* _DATASET CONTENT_
═══

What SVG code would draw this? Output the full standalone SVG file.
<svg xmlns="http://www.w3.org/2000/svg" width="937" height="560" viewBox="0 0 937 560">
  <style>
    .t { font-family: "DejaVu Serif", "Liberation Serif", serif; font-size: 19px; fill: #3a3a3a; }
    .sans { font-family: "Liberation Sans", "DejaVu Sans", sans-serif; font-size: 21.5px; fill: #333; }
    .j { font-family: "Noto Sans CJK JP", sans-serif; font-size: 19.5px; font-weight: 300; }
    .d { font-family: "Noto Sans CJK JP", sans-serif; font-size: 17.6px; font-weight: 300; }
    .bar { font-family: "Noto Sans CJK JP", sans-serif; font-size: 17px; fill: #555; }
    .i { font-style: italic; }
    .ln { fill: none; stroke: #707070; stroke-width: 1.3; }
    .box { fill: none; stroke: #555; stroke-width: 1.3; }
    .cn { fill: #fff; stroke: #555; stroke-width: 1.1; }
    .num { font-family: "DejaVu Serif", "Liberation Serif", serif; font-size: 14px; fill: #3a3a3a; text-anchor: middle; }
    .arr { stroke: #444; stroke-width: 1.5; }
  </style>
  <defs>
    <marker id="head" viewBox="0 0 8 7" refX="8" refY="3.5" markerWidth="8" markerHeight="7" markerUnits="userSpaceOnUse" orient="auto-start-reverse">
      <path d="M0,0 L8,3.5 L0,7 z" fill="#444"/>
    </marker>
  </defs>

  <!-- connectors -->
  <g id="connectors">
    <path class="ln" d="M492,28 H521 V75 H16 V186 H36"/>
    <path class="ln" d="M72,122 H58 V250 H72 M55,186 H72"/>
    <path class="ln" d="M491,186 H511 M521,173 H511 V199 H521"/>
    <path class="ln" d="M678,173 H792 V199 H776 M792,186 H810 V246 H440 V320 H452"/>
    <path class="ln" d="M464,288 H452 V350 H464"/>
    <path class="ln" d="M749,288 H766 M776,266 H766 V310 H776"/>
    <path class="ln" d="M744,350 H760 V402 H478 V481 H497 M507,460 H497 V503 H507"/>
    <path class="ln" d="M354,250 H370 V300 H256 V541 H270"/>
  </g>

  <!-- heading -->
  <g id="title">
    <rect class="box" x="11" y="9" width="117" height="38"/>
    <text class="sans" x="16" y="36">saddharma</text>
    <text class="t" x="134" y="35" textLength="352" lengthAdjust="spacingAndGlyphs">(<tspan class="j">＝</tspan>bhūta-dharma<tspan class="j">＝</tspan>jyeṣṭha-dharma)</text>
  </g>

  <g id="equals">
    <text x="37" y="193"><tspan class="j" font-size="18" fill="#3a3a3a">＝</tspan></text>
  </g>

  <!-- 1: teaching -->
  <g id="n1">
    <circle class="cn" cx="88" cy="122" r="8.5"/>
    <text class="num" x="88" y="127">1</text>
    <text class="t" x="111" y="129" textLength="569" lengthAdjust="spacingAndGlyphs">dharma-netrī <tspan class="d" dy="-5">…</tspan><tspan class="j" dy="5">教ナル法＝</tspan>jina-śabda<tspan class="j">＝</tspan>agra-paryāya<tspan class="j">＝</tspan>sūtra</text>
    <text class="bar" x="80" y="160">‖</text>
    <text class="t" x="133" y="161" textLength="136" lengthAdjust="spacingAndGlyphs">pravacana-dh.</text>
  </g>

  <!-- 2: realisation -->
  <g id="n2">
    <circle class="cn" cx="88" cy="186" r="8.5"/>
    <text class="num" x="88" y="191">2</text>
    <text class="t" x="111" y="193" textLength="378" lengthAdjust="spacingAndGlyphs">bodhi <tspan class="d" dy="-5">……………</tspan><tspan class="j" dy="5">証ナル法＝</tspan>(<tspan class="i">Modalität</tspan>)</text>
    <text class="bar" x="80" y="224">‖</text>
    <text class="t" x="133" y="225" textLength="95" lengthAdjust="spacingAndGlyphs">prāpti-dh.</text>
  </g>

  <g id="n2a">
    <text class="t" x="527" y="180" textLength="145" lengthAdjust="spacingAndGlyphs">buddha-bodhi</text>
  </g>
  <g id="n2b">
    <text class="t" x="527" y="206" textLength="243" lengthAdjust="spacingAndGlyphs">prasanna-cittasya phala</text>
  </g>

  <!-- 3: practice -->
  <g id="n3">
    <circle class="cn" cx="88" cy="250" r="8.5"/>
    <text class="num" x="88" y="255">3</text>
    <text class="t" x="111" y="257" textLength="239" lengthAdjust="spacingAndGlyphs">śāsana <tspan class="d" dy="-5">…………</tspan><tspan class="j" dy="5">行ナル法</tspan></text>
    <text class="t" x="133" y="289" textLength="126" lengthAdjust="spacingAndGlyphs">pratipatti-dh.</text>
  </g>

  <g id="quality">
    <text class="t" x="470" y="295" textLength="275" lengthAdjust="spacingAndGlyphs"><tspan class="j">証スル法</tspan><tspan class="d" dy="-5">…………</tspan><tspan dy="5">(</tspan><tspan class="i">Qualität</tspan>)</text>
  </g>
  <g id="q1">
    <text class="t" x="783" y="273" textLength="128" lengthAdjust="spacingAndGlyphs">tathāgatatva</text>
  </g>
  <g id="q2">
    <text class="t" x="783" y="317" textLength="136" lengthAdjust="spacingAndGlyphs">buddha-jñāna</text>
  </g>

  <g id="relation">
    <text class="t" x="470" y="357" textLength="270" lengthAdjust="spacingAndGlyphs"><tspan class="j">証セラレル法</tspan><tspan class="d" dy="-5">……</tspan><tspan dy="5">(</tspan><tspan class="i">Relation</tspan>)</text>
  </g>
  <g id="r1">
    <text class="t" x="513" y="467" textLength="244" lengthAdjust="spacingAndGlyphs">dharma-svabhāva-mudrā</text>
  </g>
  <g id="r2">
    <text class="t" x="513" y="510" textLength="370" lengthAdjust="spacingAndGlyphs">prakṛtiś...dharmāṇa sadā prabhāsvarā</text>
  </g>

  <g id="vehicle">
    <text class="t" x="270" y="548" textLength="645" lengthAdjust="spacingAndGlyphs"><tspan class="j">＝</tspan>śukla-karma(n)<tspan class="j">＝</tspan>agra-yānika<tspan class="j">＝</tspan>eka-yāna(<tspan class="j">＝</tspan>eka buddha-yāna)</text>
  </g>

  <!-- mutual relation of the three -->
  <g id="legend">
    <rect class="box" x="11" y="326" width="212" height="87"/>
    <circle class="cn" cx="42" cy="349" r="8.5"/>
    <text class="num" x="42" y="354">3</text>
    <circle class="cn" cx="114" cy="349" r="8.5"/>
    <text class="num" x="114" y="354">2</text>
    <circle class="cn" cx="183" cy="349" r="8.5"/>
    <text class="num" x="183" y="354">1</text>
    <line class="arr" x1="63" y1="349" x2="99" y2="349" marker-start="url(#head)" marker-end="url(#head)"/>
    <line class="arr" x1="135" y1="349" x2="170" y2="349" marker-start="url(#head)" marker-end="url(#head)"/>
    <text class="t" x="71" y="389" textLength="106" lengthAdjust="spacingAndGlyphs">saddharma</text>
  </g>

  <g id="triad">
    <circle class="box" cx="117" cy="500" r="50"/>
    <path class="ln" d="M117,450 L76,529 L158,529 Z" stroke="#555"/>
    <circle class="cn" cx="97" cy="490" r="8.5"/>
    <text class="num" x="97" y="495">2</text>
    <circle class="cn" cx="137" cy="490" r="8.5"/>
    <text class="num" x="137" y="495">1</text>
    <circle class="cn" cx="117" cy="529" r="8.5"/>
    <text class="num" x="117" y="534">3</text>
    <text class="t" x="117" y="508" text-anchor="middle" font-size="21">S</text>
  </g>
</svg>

═══

* _EXERCISE_
Extract all of the data shown above without alteration.

* _OUTPUT_
What SVG code would draw this? Output the full standalone SVG file.
<svg xmlns="http://www.w3.org/2000/svg" width="937" height="560" viewBox="0 0 937 560">
  <style>
    .t { font-family: "DejaVu Serif", "Liberation Serif", serif; font-size: 19px; fill: #3a3a3a; }
    .sans { font-family: "Liberation Sans", "DejaVu Sans", sans-serif; font-size: 21.5px; fill: #333; }
    .j { font-family: "Noto Sans CJK JP", sans-serif; font-size: 19.5px; font-weight: 300; }
    .d { font-family: "Noto Sans CJK JP", sans-serif; font-size: 17.6px; font-weight: 300; }
    .bar { font-family: "Noto Sans CJK JP", sans-serif; font-size: 17px; fill: #555; }
    .i { font-style: italic; }
    .ln { fill: none; stroke: #707070; stroke-width: 1.3; }
    .box { fill: none; stroke: #555; stroke-width: 1.3; }
    .cn { fill: #fff; stroke: #555; stroke-width: 1.1; }
    .num { font-family: "DejaVu Serif", "Liberation Serif", serif; font-size: 14px; fill: #3a3a3a; text-anchor: middle; }
    .arr { stroke: #444; stroke-width: 1.5; }
  </style>
  <defs>
    <marker id="head" viewBox="0 0 8 7" refX="8" refY="3.5" markerWidth="8" markerHeight="7" markerUnits="userSpaceOnUse" orient="auto-start-reverse">
      <path d="M0,0 L8,3.5 L0,7 z" fill="#444"/>
    </marker>
  </defs>

  <!-- connectors -->
  <g id="connectors">
    <path class="ln" d="M492,28 H521 V75 H16 V186 H36"/>
    <path class="ln" d="M72,122 H58 V250 H72 M55,186 H72"/>
    <path class="ln" d="M491,186 H511 M521,173 H511 V199 H521"/>
    <path class="ln" d="M678,173 H792 V199 H776 M792,186 H810 V246 H440 V320 H452"/>
    <path class="ln" d="M464,288 H452 V350 H464"/>
    <path class="ln" d="M749,288 H766 M776,266 H766 V310 H776"/>
    <path class="ln" d="M744,350 H760 V402 H478 V481 H497 M507,460 H497 V503 H507"/>
    <path class="ln" d="M354,250 H370 V300 H256 V541 H270"/>
  </g>

  <!-- heading -->
  <g id="title">
    <rect class="box" x="11" y="9" width="117" height="38"/>
    <text class="sans" x="16" y="36">saddharma</text>
    <text class="t" x="134" y="35" textLength="352" lengthAdjust="spacingAndGlyphs">(<tspan class="j">＝</tspan>bhūta-dharma<tspan class="j">＝</tspan>jyeṣṭha-dharma)</text>
  </g>

  <g id="equals">
    <text x="37" y="193"><tspan class="j" font-size="18" fill="#3a3a3a">＝</tspan></text>
  </g>

  <!-- 1: teaching -->
  <g id="n1">
    <circle class="cn" cx="88" cy="122" r="8.5"/>
    <text class="num" x="88" y="127">1</text>
    <text class="t" x="111" y="129" textLength="569" lengthAdjust="spacingAndGlyphs">dharma-netrī <tspan class="d" dy="-5">…</tspan><tspan class="j" dy="5">教ナル法＝</tspan>jina-śabda<tspan class="j">＝</tspan>agra-paryāya<tspan class="j">＝</tspan>sūtra</text>
    <text class="bar" x="80" y="160">‖</text>
    <text class="t" x="133" y="161" textLength="136" lengthAdjust="spacingAndGlyphs">pravacana-dh.</text>
  </g>

  <!-- 2: realisation -->
  <g id="n2">
    <circle class="cn" cx="88" cy="186" r="8.5"/>
    <text class="num" x="88" y="191">2</text>
    <text class="t" x="111" y="193" textLength="378" lengthAdjust="spacingAndGlyphs">bodhi <tspan class="d" dy="-5">……………</tspan><tspan class="j" dy="5">証ナル法＝</tspan>(<tspan class="i">Modalität</tspan>)</text>
    <text class="bar" x="80" y="224">‖</text>
    <text class="t" x="133" y="225" textLength="95" lengthAdjust="spacingAndGlyphs">prāpti-dh.</text>
  </g>

  <g id="n2a">
    <text class="t" x="527" y="180" textLength="145" lengthAdjust="spacingAndGlyphs">buddha-bodhi</text>
  </g>
  <g id="n2b">
    <text class="t" x="527" y="206" textLength="243" lengthAdjust="spacingAndGlyphs">prasanna-cittasya phala</text>
  </g>

  <!-- 3: practice -->
  <g id="n3">
    <circle class="cn" cx="88" cy="250" r="8.5"/>
    <text class="num" x="88" y="255">3</text>
    <text class="t" x="111" y="257" textLength="239" lengthAdjust="spacingAndGlyphs">śāsana <tspan class="d" dy="-5">…………</tspan><tspan class="j" dy="5">行ナル法</tspan></text>
    <text class="t" x="133" y="289" textLength="126" lengthAdjust="spacingAndGlyphs">pratipatti-dh.</text>
  </g>

  <g id="quality">
    <text class="t" x="470" y="295" textLength="275" lengthAdjust="spacingAndGlyphs"><tspan class="j">証スル法</tspan><tspan class="d" dy="-5">…………</tspan><tspan dy="5">(</tspan><tspan class="i">Qualität</tspan>)</text>
  </g>
  <g id="q1">
    <text class="t" x="783" y="273" textLength="128" lengthAdjust="spacingAndGlyphs">tathāgatatva</text>
  </g>
  <g id="q2">
    <text class="t" x="783" y="317" textLength="136" lengthAdjust="spacingAndGlyphs">buddha-jñāna</text>
  </g>

  <g id="relation">
    <text class="t" x="470" y="357" textLength="270" lengthAdjust="spacingAndGlyphs"><tspan class="j">証セラレル法</tspan><tspan class="d" dy="-5">……</tspan><tspan dy="5">(</tspan><tspan class="i">Relation</tspan>)</text>
  </g>
  <g id="r1">
    <text class="t" x="513" y="467" textLength="244" lengthAdjust="spacingAndGlyphs">dharma-svabhāva-mudrā</text>
  </g>
  <g id="r2">
    <text class="t" x="513" y="510" textLength="370" lengthAdjust="spacingAndGlyphs">prakṛtiś...dharmāṇa sadā prabhāsvarā</text>
  </g>

  <g id="vehicle">
    <text class="t" x="270" y="548" textLength="645" lengthAdjust="spacingAndGlyphs"><tspan class="j">＝</tspan>śukla-karma(n)<tspan class="j">＝</tspan>agra-yānika<tspan class="j">＝</tspan>eka-yāna(<tspan class="j">＝</tspan>eka buddha-yāna)</text>
  </g>

  <!-- mutual relation of the three -->
  <g id="legend">
    <rect class="box" x="11" y="326" width="212" height="87"/>
    <circle class="cn" cx="42" cy="349" r="8.5"/>
    <text class="num" x="42" y="354">3</text>
    <circle class="cn" cx="114" cy="349" r="8.5"/>
    <text class="num" x="114" y="354">2</text>
    <circle class="cn" cx="183" cy="349" r="8.5"/>
    <text class="num" x="183" y="354">1</text>
    <line class="arr" x1="63" y1="349" x2="99" y2="349" marker-start="url(#head)" marker-end="url(#head)"/>
    <line class="arr" x1="135" y1="349" x2="170" y2="349" marker-start="url(#head)" marker-end="url(#head)"/>
    <text class="t" x="71" y="389" textLength="106" lengthAdjust="spacingAndGlyphs">saddharma</text>
  </g>

  <g id="triad">
    <circle class="box" cx="117" cy="500" r="50"/>
    <path class="ln" d="M117,450 L76,529 L158,529 Z" stroke="#555"/>
    <circle class="cn" cx="97" cy="490" r="8.5"/>
    <text class="num" x="97" y="495">2</text>
    <circle class="cn" cx="137" cy="490" r="8.5"/>
    <text class="num" x="137" y="495">1</text>
    <circle class="cn" cx="117" cy="529" r="8.5"/>
    <text class="num" x="117" y="534">3</text>
    <text class="t" x="117" y="508" text-anchor="middle" font-size="21">S</text>
  </g>
</svg>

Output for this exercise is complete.